Smokey, cheesy, thin crust breakfast pizza topped with fresh avocado and basil.
Heat oven to 500 degrees Fahrenheit. I use baking stones but if you don't have baking stones then place a sheet pan in the oven to heat up with the oven.
On a floured counter roll and gently stretch each 4 ounce ball of dough to a freeform oval about 10 inches by 8 inches. Slide them onto parchment paper placed on a pizza peel. Allow to rest 10 minutes. Spread 1/2 cup of the marinara on each pizza's. Sprinkle grated "cheese" evenly over the marinara.
Slide each of your rolled out doughs with the parchment underneath onto your pizza stones or sheet pan. Bake 8-10 minutes until the crust is golden.
Remove from oven.
Pat your tofu dry with a bowl and crumble the tofu with your hands. Mix with the paprika, soy sauce, turmeric, cumin, kala namak and garlic powder.

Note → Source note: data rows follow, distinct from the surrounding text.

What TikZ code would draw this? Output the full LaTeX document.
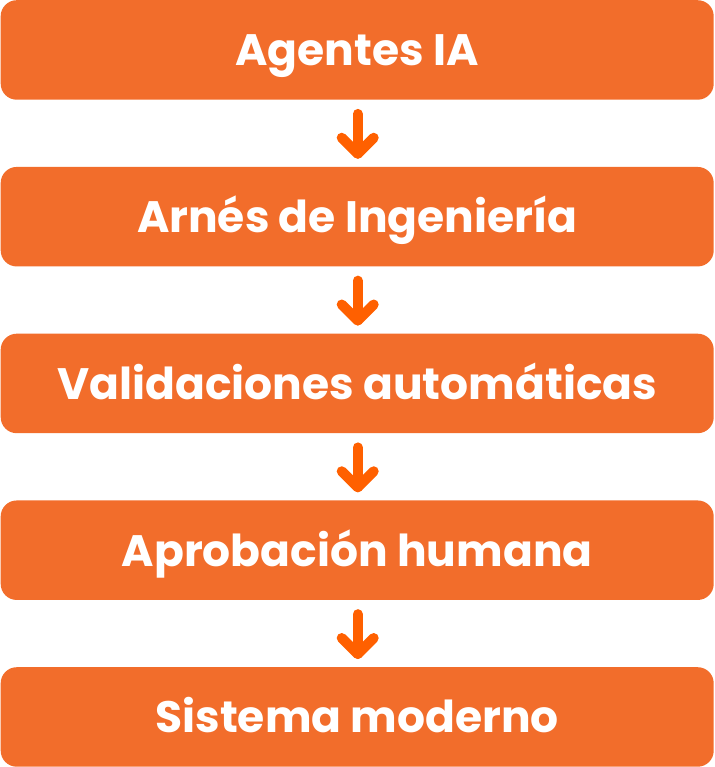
\documentclass[tikz,border=0pt]{standalone}
\usepackage{fontspec}
\setmainfont{Poppins}[BoldFont={* Bold}]
\definecolor{boxorange}{HTML}{F26D2B}
\definecolor{arroworange}{HTML}{FF6000}
\begin{document}
\begin{tikzpicture}[x=1pt,y=-1pt,
  stepbox/.style={fill=boxorange, rounded corners=16pt, minimum width=713pt, minimum height=99.5pt, inner sep=0pt, text height=40pt, text depth=8pt, text=white, font=\fontsize{44}{52}\selectfont\bfseries, anchor=north west},
  downarrow/.style={draw=arroworange, line width=10pt, line cap=round, line join=round}]
\useasboundingbox (0,0) rectangle (714,767);
\node[stepbox] (b1) at (0.5,0) {Agentes IA};
\node[stepbox] (b2) at (0.5,166.75) {Arnés de Ingeniería};
\node[stepbox] (b3) at (0.5,333.5) {Validaciones automáticas};
\node[stepbox] (b4) at (0.5,500.25) {Aprobación humana};
\node[stepbox] (b5) at (0.5,667) {Sistema moderno};
\foreach \a/\b in {b1/b2,b2/b3,b3/b4,b4/b5}{
  \coordinate (s) at ([xshift=0.5pt,yshift=-14pt]\a.south);
  \coordinate (t) at ([xshift=0.5pt,yshift=13pt]\b.north);
  \draw[downarrow] (s) -- (t);
  \draw[downarrow] ([xshift=-16pt,yshift=16pt]t) -- (t) -- ([xshift=16pt,yshift=16pt]t);
}
\end{tikzpicture}
\end{document}
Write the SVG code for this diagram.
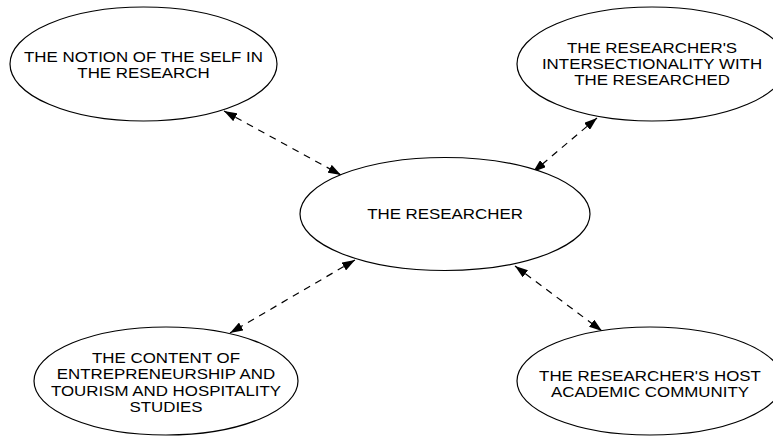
<svg xmlns="http://www.w3.org/2000/svg" width="773" height="436" viewBox="0 0 773 436">
  <defs>
    <marker id="arrow" viewBox="0 0 13 9" refX="13" refY="4.5" markerWidth="13" markerHeight="9" markerUnits="userSpaceOnUse" orient="auto-start-reverse">
      <path d="M0,0 L13,4.5 L0,9 Z" fill="#000"/>
    </marker>
  </defs>
  <style>
    .node ellipse { fill: #fff; stroke: #000; stroke-width: 1.2; }
    .node text { font-family: "Liberation Sans", Arial, sans-serif; font-size: 15.5px; fill: #000; text-anchor: middle; }
    .edge { fill: none; stroke: #000; stroke-width: 1.2; stroke-dasharray: 7 6; }
  </style>
  <rect width="773" height="436" fill="#fff"/>

  <g id="edges">
    <line class="edge" x1="224" y1="111" x2="341" y2="175" marker-start="url(#arrow)" marker-end="url(#arrow)"/>
    <line class="edge" x1="597" y1="118" x2="533" y2="172" marker-start="url(#arrow)" marker-end="url(#arrow)"/>
    <line class="edge" x1="355" y1="260" x2="230" y2="333" marker-start="url(#arrow)" marker-end="url(#arrow)"/>
    <line class="edge" x1="515" y1="266" x2="602" y2="331" marker-start="url(#arrow)" marker-end="url(#arrow)"/>
  </g>

  <g id="node-self" class="node">
    <ellipse cx="143.5" cy="64" rx="133.5" ry="57"/>
    <g transform="translate(143.5,0) scale(1.09,1)">
      <text x="0" y="62">THE NOTION OF THE SELF IN</text>
      <text x="0" y="78">THE RESEARCH</text>
    </g>
  </g>

  <g id="node-intersectionality" class="node">
    <ellipse cx="652" cy="64" rx="135" ry="57"/>
    <g transform="translate(652,0) scale(1.09,1)">
      <text x="0" y="53">THE RESEARCHER'S</text>
      <text x="0" y="69">INTERSECTIONALITY WITH</text>
      <text x="0" y="85">THE RESEARCHED</text>
    </g>
  </g>

  <g id="node-researcher" class="node">
    <ellipse cx="445" cy="214" rx="145" ry="56.5"/>
    <g transform="translate(445,0) scale(1.09,1)">
      <text x="0" y="219">THE RESEARCHER</text>
    </g>
  </g>

  <g id="node-content" class="node">
    <ellipse cx="166" cy="381" rx="132" ry="54"/>
    <g transform="translate(166,0) scale(1.09,1)">
      <text x="0" y="363">THE CONTENT OF</text>
      <text x="0" y="379">ENTREPRENEURSHIP AND</text>
      <text x="0" y="396">TOURISM AND HOSPITALITY</text>
      <text x="0" y="412">STUDIES</text>
    </g>
  </g>

  <g id="node-community" class="node">
    <ellipse cx="650" cy="381" rx="133" ry="54"/>
    <g transform="translate(650,0) scale(1.09,1)">
      <text x="0" y="381">THE RESEARCHER'S HOST</text>
      <text x="0" y="397">ACADEMIC COMMUNITY</text>
    </g>
  </g>
</svg>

In a medium pan heat your oil and saute the diced onion and bacon pieces until the onion is transparent, about five-seven minutes. Add the tofu the pan, stirring occasionally 6-8 minutes until slightly golden.
Top your baked pizza shells. Garnish with torn basil, sliced radish and avocado. Cut the pizzas with a scissor and serve hot.